The organizations still maintain a presence in Nigerian campuses, even though their founders finished college long ago. Naturally, because these boomers currently hold power in Nigeria, it’s safe to assume that the mafia is heavily intertwined with government elites, especially since not that many people go to university there.
As you’d expect for a bunch of magical Black Panthers, these crime networks are very secretive and enshrouded in mystery. This is fundamental to their power: the collaboration of the trafficked women is ensured through voodoo ceremonies, in which sponsors take away blood or pubic hair from the victim as a safeguard for compliance. These juju curses act as the essential spice in the extorsion formula, while the fluid communication between the traffickers abroad and at home does the rest to keep the machine well-oiled and working.
It is worth mentioning that the legal measures taken in Europe during the Mediterranean crisis were not particularly effective. EU Directive 2011/95 basically nullified illegal stay as a felony, which means that asylum claimants cannot be expelled from the country until a firm resolution. The average processing time for applications is around two years, which is quite practical for the traffickers, as the girls can be exploited during the whole time. The costs of the operation are lowered since housing is provided by local government, and anyway few women remain profitable after two years: they either break down or find a way to break free. This has led crime syndicates to encourage asylum claims, even providing the lawyers for it.

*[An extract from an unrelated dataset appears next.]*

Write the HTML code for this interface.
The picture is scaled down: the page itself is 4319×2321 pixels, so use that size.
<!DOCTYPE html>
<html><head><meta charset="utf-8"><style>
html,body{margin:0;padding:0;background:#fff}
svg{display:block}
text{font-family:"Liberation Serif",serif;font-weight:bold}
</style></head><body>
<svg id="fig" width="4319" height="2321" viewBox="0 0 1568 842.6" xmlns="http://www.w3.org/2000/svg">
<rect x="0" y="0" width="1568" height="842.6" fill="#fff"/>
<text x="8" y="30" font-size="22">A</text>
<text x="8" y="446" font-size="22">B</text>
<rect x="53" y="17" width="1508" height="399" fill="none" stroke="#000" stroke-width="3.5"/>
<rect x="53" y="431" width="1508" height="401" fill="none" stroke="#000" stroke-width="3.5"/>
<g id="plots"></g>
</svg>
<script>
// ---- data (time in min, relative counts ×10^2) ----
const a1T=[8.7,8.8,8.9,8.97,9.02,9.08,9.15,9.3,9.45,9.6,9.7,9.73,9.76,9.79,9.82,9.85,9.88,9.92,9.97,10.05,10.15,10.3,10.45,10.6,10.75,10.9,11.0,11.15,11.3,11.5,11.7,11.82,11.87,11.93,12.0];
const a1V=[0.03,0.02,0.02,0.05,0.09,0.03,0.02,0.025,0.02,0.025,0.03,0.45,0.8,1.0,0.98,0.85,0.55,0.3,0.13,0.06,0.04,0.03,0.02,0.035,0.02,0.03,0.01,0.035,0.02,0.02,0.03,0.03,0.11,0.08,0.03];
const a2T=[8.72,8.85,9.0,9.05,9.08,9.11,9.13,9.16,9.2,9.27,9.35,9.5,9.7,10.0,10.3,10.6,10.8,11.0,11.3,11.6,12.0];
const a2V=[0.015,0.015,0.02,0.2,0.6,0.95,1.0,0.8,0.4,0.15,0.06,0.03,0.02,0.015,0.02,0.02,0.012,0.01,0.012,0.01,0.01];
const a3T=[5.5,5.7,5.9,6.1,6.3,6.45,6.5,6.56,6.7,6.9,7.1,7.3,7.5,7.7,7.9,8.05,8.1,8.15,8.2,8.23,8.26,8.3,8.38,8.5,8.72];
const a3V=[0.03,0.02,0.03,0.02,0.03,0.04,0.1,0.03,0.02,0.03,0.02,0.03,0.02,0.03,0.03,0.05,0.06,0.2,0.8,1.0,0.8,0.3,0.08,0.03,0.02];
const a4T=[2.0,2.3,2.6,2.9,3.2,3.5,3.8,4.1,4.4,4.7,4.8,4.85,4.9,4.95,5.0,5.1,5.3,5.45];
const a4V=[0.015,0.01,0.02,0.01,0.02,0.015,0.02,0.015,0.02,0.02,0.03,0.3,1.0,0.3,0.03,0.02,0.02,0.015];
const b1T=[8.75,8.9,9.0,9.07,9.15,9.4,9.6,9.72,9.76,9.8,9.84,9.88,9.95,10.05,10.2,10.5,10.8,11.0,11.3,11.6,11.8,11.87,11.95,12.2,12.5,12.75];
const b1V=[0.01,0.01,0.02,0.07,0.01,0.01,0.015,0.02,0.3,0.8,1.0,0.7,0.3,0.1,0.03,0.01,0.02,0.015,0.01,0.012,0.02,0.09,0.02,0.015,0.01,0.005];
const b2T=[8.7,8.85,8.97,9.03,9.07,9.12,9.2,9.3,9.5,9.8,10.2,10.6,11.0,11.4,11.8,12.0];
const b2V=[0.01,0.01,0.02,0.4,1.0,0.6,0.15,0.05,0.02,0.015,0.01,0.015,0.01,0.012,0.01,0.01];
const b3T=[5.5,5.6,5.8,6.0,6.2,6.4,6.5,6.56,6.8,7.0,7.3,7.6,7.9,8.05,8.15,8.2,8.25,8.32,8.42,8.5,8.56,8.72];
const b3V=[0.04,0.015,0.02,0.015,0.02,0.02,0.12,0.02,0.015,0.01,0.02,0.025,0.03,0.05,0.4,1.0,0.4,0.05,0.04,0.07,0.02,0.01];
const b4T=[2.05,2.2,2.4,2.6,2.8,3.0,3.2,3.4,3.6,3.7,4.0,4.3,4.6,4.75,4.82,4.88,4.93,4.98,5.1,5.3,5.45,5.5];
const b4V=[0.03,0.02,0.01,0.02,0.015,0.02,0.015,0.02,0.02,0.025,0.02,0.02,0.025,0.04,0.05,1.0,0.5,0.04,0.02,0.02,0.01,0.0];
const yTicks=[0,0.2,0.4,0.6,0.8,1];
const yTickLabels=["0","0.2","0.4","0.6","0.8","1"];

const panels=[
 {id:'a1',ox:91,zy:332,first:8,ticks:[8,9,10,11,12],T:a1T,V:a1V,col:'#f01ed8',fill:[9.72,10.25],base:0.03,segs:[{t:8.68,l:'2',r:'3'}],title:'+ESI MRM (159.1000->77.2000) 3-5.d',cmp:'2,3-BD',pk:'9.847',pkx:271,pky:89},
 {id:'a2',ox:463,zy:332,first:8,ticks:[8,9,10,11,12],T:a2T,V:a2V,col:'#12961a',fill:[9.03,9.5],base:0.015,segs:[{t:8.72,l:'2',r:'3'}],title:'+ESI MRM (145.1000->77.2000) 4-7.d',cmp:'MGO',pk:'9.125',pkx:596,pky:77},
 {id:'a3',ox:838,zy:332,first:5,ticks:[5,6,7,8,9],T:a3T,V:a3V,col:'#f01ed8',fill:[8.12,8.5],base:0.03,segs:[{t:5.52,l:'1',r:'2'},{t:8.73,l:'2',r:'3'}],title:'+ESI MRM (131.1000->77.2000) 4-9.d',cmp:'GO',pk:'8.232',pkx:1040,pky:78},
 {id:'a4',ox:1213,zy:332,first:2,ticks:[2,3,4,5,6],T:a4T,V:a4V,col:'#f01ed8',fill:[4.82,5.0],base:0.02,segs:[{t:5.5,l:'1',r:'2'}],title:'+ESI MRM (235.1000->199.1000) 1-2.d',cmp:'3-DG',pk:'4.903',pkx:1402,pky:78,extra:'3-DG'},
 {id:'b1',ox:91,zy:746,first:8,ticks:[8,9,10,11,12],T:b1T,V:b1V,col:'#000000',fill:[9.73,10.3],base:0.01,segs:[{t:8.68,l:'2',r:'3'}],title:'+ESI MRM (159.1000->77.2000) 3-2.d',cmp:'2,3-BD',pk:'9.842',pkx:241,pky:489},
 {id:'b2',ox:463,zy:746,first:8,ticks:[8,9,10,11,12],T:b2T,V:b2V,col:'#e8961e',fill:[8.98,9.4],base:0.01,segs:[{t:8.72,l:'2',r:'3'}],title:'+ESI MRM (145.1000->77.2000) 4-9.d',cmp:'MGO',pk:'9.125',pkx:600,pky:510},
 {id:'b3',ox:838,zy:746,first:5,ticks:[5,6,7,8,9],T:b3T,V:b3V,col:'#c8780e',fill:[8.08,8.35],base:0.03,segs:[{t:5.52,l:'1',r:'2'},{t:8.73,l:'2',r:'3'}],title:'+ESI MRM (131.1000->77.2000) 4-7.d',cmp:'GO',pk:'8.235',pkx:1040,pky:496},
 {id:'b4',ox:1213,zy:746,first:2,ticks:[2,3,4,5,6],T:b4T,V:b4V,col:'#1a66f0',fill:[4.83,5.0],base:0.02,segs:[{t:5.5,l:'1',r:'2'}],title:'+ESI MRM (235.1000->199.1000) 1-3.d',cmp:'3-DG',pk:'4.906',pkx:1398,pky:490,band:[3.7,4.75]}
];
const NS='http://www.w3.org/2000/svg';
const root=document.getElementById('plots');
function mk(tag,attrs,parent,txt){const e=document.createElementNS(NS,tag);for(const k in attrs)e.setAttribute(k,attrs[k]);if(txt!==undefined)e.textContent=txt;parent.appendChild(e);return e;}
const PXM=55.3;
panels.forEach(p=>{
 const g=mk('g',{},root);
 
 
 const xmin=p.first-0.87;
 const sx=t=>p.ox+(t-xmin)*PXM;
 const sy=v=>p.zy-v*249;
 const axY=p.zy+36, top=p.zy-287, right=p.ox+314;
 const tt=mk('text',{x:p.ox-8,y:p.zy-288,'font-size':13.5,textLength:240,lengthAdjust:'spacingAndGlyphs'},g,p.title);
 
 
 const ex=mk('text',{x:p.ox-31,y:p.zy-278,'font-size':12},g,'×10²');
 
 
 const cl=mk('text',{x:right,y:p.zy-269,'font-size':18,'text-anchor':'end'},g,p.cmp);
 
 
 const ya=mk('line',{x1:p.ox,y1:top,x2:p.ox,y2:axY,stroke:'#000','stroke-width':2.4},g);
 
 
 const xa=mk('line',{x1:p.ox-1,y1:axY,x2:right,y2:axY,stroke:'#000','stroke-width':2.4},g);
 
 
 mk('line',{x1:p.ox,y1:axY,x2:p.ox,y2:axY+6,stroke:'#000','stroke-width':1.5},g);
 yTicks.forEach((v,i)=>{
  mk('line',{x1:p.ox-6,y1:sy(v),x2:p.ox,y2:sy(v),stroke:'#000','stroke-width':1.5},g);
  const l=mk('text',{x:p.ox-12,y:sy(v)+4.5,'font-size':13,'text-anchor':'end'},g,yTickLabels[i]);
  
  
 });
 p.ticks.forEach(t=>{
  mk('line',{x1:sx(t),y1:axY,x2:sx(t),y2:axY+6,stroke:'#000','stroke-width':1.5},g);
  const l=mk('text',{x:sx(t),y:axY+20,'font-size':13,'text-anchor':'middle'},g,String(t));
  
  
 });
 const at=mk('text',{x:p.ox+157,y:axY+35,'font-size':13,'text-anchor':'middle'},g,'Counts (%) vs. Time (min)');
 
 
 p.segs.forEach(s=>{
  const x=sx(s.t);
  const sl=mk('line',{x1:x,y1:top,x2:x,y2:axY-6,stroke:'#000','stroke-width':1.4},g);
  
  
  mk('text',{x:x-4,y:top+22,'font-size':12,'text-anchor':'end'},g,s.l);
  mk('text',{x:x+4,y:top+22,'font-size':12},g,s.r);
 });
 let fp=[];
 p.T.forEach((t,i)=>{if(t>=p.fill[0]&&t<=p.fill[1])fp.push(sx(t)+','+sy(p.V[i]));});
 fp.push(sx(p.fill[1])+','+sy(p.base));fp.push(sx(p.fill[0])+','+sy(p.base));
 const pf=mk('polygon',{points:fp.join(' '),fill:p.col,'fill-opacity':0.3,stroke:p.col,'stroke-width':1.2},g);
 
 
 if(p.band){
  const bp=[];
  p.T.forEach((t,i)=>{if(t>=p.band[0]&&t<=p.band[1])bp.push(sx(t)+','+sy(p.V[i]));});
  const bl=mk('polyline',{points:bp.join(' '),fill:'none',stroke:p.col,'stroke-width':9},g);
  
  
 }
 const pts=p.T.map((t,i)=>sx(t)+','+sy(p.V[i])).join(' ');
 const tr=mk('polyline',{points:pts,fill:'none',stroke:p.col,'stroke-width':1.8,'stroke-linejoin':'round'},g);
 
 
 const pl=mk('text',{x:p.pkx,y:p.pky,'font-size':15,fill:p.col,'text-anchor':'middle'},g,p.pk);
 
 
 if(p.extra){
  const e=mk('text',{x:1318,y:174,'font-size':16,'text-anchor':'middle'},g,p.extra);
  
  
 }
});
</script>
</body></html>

All in all, it’s a very sad affair. An interesting omission of all the NGO reports I had to read for this article is how the enforcement of border controls and immigration laws would probably reduce the problem, but I guess that discussion is already trite enough for the sophisticated readers of this blog. The story perhaps works best as a case study for how Pagan revivals look, so hopefully those who must live a certain way will have taken notes.